Per Il Sole, è alla gestione della competizione con questi due colossi che si attribuiscono “i rimpianti maggiori”. H&M e Inditex che hanno aspettato ad aprire in Italia proprio per timore del confronto con Benetton non hanno invece fatto minimamente fatica ad ambientarsi: “Tra il 2013 e il 2023 il fatturato di Inditex è più che raddoppiato, da 16,7 a 35,9 miliardi; quello di H&M da 14 a 21 miliardi”, afferma l’articolo.

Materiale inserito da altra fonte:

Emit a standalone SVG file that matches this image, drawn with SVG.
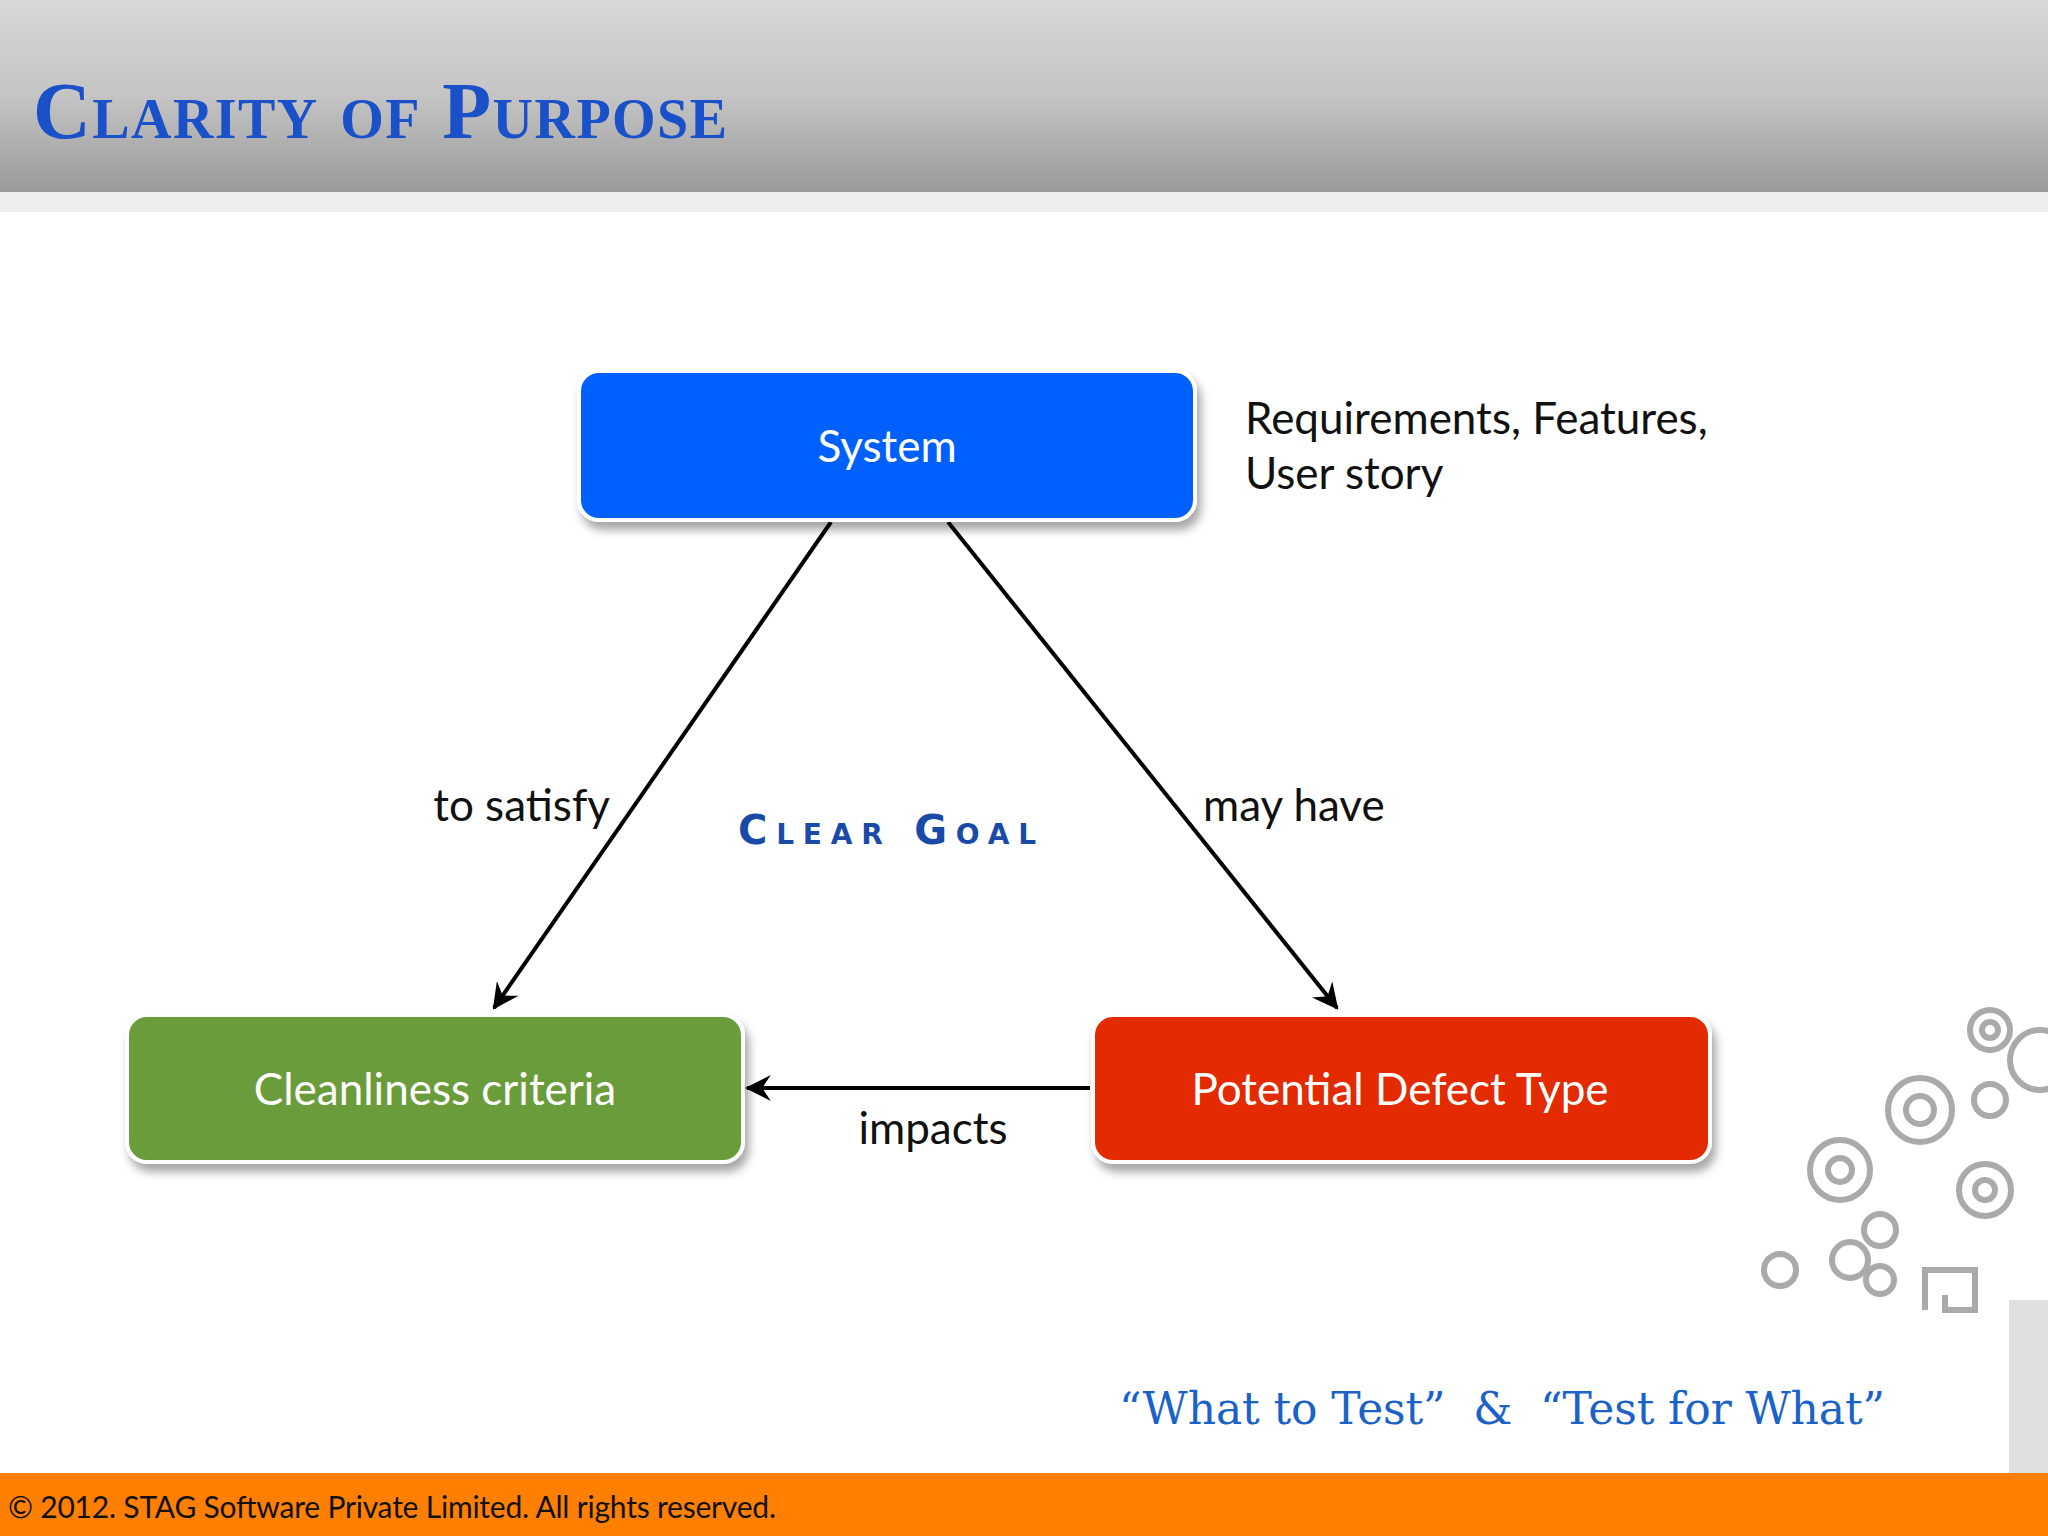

Benetton non ha saputo tenere il passo e nemmeno prendere ispirazione (o semplicemente copiare). Come osserva Il Sole, “mentre H&M investiva in mini collezioni con stilisti legati all’alta gamma, come Karl Lagerfeld, Benetton decideva di sfilare a Milano e, negli ultimi anni, di affidarsi a un direttore creativo anziché a un team interno disposto a restare anonimo” e “mentre Inditex segmentava i marchi con attenzione (da Zara e Bershka, fino all’intimo di Oysho), Benetton alzava il posizionamento di Sisley”.